Q:  Dear Workplace Wonda, 

I must have a “Waste My Time” sticker on my forehead because every day at work, “Chatty Cathy” plops down in my office chair and proceeds to tell me everything from her dog Fluffy’s latest hair-raising trick to how much money she saved recently by switching to Geico.  I don’t know if she’s completely clueless or if she realizes how much of my time she is wasting with her idle chit chat.
What can I say or do to limit “Chatty Cathy” time in my office on non-work related issues without breaking her spirit and affecting morale?

 Signed, “Kindly Get Lost”

A:  Dear  Kindly Get Lost, 

I like to call the “Chatty Cathys” of the world “perpetual seat warmers.”  They burrow into your office space and proceed to hibernate for the winter.   In lieu of waiting until springtime to nudge them out, you might want to consider one of the following tips: 


I’m not a fan of continuing to work by  typing on my keyboard while an office crasher chats away.  I believe in the importance of giving all visitors, even those who are not invited, professional courtesy and attention.   Not to mention, some people just don’t get the obvious when you are busy.  A subtle, but effective method to get anyone out of your office is to do the “Walk and Talk.” 
Stand up and state that you have to fax or copy something that needs to get out immediately.  “I am so sorry, Cathy, I have to get this document faxed.  Perhaps you can call me later and we can set up a mutually convenient time to sit down and talk.”  Proceed to walk her out on your way to the copier or fax machine.  Usually, this will be a good hint to the visitor that you would prefer a scheduled meeting.

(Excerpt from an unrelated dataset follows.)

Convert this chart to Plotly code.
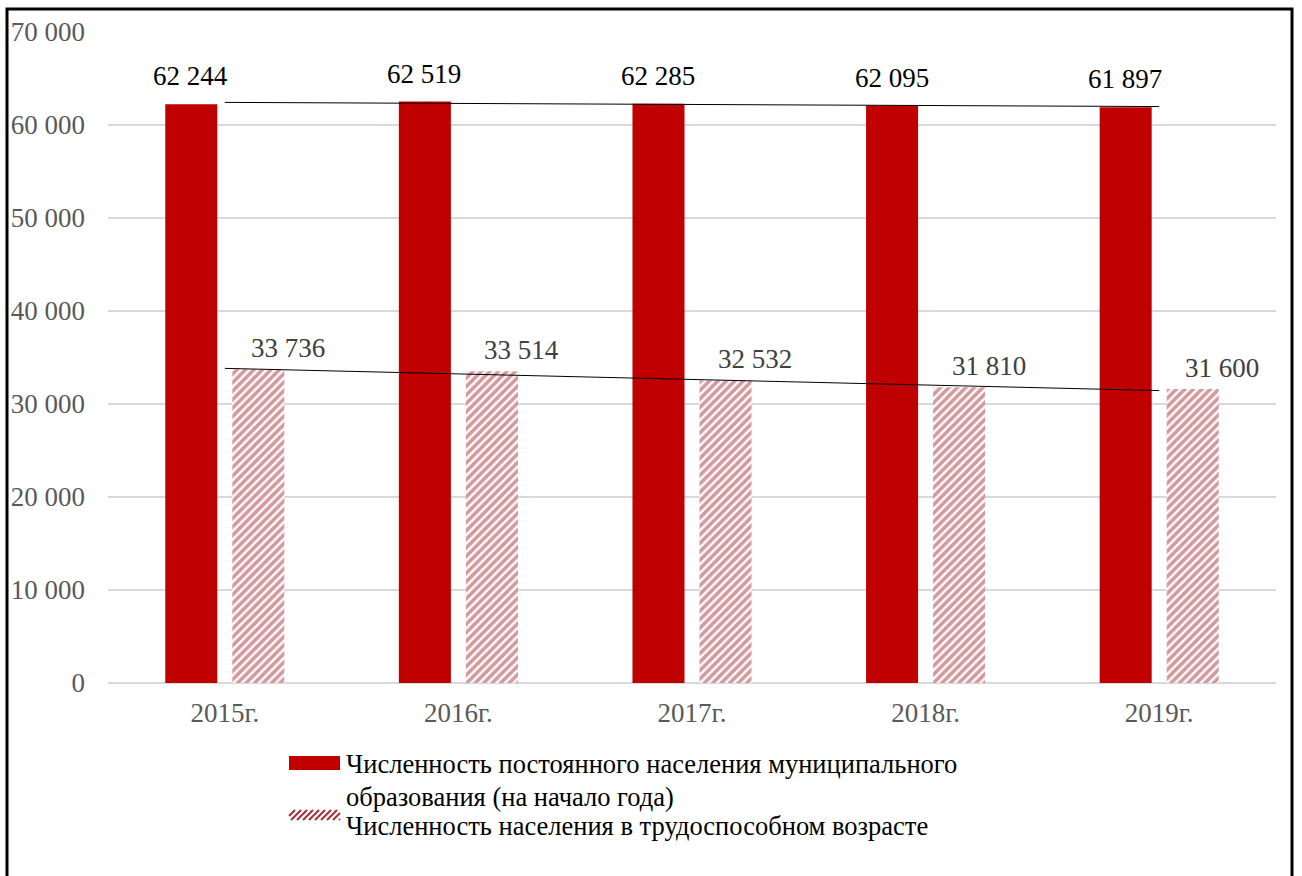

One way to ensure that an unexpected visitor doesn’t get too cozy in your office is to not allow a space to rest.  Place a large stack of papers or folders on your chair.  If you try that, the next time “Chatty Cathy” drops by for a lengthy visit, there will be no where to sit and fester.  It also becomes an opening to inform Cathy that you are on a tight schedule.  “Cathy, I’m really sorry I don’t have room for you to sit today.  I’m on a project deadline and I don’t have any time to chat.  How about lunch next week so we can catch up?”

Finally, if all else fails and you don’t have time for interruptions, put a “Do Not Disturb” sign on your door and inform staff  you will be unavailable for a specified amount of time. 

Letting people overstep our boundaries often has to do with our inability to be comfortable with confronting people.  It’s especially hard when it’s someone you like.  “Chatty Cathy” types are usually really great people and fun to be around, but can be inconsiderate of your time.

On the flip side, don’t shut yourself off completely to friendly chit chat with co-workers.  It’s important as a team and a corporate culture to have a warm environment where friendly work relationships are cultivated.  Be sure to set aside “get to know you” time with co-workers.  Organize a monthly staff meeting, potluck, or just designate a break period to catch up with co-workers.

Oh, wow, I hate to cut this article short but I have to fax something.  Would you like to walk with me?